Later that day, as I caught up on bills and emails in the Ventura public library, I couldn’t help but notice who also was there: a family with young children, including a toddler just learning how to walk; an older man who lived in the hills, who needed a copier and help with applications; veterans in another room plugged in to job search websites, and at least one homeless person whose shopping cart full of sleeping gear and plastic bags waited outside the back entrance. Like birds flocking round a fruitful tree, we were all seeking to meet our needs in a safe, welcoming space.
Libraries have become a dying breed in many small towns, with hours and staff cut to bare minimum survival mode. Yet in larger towns like mine back in Oregon, and many other places around the country, libraries are beacons of refuge in unsafe, uncertain times. You will find signs planted in many yards that read, “I Love Our Library” or “A Library Champion Lives Here.” Their message is clear: libraries are worth fighting for. Indeed, literacy itself is worth fighting for.
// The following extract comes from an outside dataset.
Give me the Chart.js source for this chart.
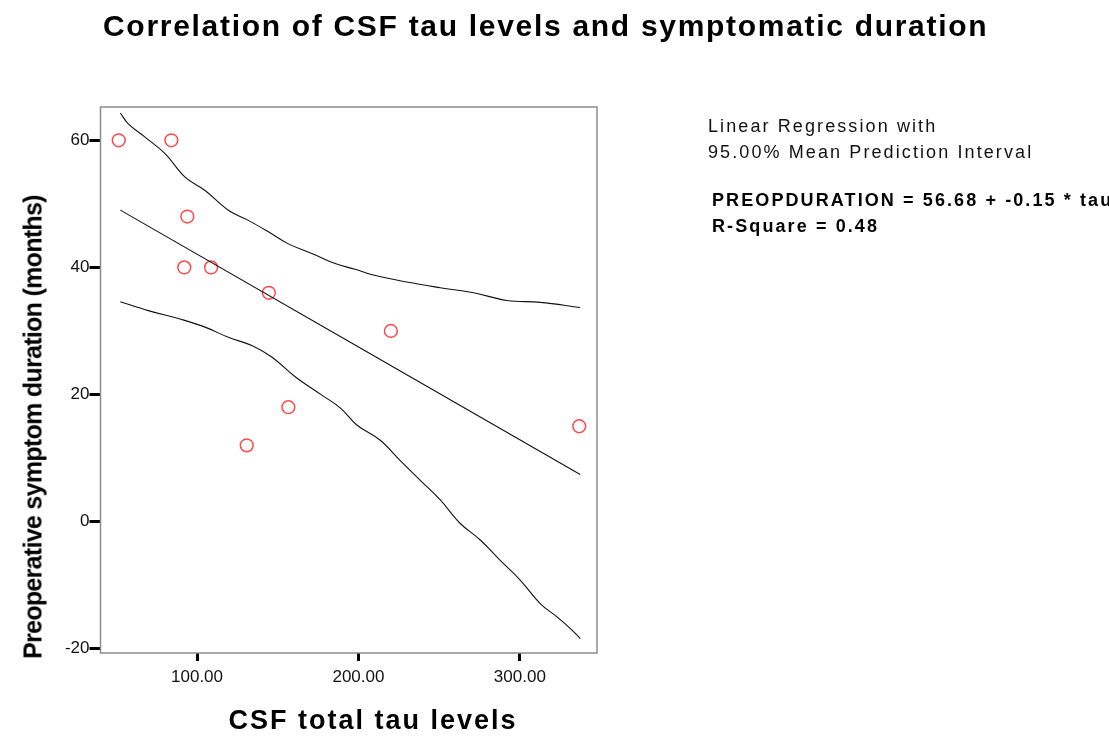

When I first ventured back to work after eleven years of mothering my four children, I volunteered for a year with our regional literacy council in a rural county in western North Carolina, where we lived at the time. That work led to a part-time job teaching GED classes through the local community college, mostly to young women who’d dropped out of high school to have babies. It was low pay, non-profit work, with girls who smoked liked chimneys, swore like sailors, and fed their kids French fries and Pepsi for breakfast. But they were also endeared themselves to me, in their own unique personalities and hardscrabble lives. Nearly every one of them went on to get their GED, which opened new pathways for better jobs and further education.
Unlike those girls I taught, I grew up in a house full of books and good magazines, with parents whose free time was often spent reading. They both read broadly, and modeled that habit for me and my siblings. If I went to a friend’s house and didn’t see bookshelves, or piles of reading material, it felt like something important was missing. I can’t remember a time I wasn’t waiting to be read to, or reading something myself.
One of the great delights of being a grandmother has been the chance to start the literacy tradition all over again with the next generation, just as I did when my own kids were little. It feels like a great, sumptuous gift that keeps circling back into my life and theirs, this love of books. And of course, grandmas being grandmas, it’s an excuse to hunt down the perfect story for each one, tailored to their ages and interests. Just this month I sent to eastern Washington a “Book Bin Care Package”, a box of five books, one for each grandchild. Ezra Jack Keats’ colorful The Snowy Day, in board book form, went to the youngest, at two-plus. A sweet picture book about three squirrel children who try to get their too busy parents to come outside and go sledding went to the five year old. For the middle two, a girl and a boy who are both emerging readers, came Anne of Green Gables and Who Was Abraham Lincoln?, respectively.
My oldest granddaughter, at twelve, received a book I thought might be a problem for parental approval. But I knew she had the reading skills, and, I hoped, the maturity. Ashes in the Snow tells the story of a teenage girl in 1930’s Stalin era, whose father is sent to prison and the rest of the family to a brutal, freezing labor camp in Siberia. She’s also an artist (like my granddaughter) who finds a secret way to get messages to her father through her art. This young adult novel is based on true stories from survivors of that terrible time. I remember vividly the experience of reading Leon Uris’ Exodus when I was twelve, my first exposure to the horrors of Nazism. I couldn’t put it down, but it took me a good week to recover from what I’d read.
Books offer us windows into other worlds and other lives, even if sometimes those worlds can scare us to death—or show us breathtaking beauty. Both teach us valuable truths. Recent studies propose that reading fiction can increase our sense of empathy. Years ago I read that we are most clearly the person we’ll become as an adult, who we are at our core, at age seven or eight. The article went on to suggest we might find clues to our most fitting career or life’s calling by looking back to what we loved most during those years.
In addition to adoring my third grade teacher, I once read a book by Kate Seredy, called The Good Master. I know I raved about it to my parents, begged them to read it, told them it was the best book I’ve ever read. And I know I chose it from my public school’s library. Recently I found the title again on Powell’s website. I scanned the brief synopsis and read all the short reviews. One reviewer wrote: “this is such a beautiful book it should be required reading in every school, what a shame it’s not well-known.” Surely, it’s past time for me to re-read that book I once loved, and find myself again, my true self, in a great story.